The reason why WAPLS does not appear to be as efficient as MAT is that WAPLS is less able to use the autocorrelation structure in the data. ]
By denigrating again the robustness of MAT that is still one of the most efficient and most currently used technique for paleoclimate reconstructions, Telford and Birks continue to shed confusion in the scientific community. Self criticism is important and we acknowledge uncertainties with MAT-based reconstructions as well as other transfer function techniques, but this should not prevent progresses towards the study of paleoclimates, which is still relevant in view of the caveats of the current paleoclimate simulation models.
[The confusion seems mainly to reside in the authors of the reply. Palaeoclimate studies can only progress when the causes of uncertainties, including autocorrelation, are properly assessed.
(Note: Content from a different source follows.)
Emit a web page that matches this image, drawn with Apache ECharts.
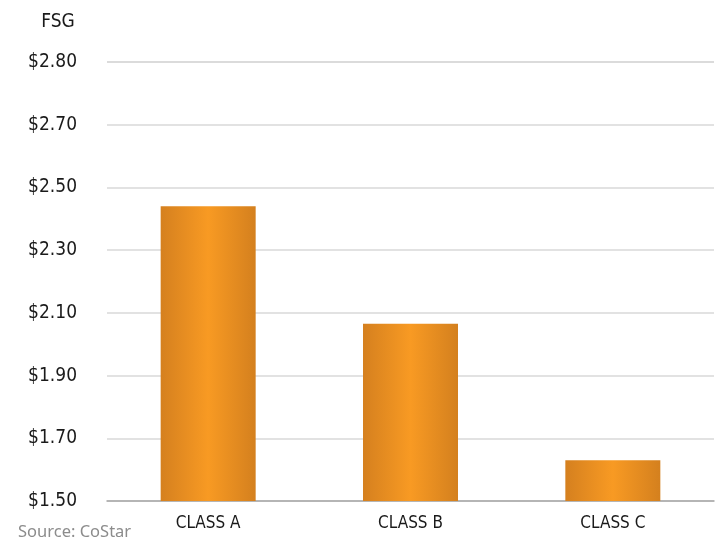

Reconstructions with over optimistic uncertainty estimates are of limited use for comparison with palaeoclimate simulations.]
Thus, until a higher performance transfer function approach is developed, for example on the basis of process models (Guiot et al., 2009 and Hughes et al., 2010), we can only encourage the paleoclimate community to continue using MAT, with all statistical precautions required, as it has been successful for the documenting recent Earth’s climate dynamics.
[I agree with the sentiment in this concluding sentence, but suspect the authors and I would disagree what “all statistical precautions required” entails.]
[In addition to what they write about, it is worth examining what was not written about.
- That their test of which method was better when autocorrelation had been removed was irrelevant to the problem of how the methods behave when autocorrelation has not been removed.
- The bogus assumption that the observations have a unimodal distribution along the gradient for WAPLS
- The recognition of spatial autocorrelation as an issue in every other scientific field – even Guiot’s other work.
Does this silence indicate agreement?]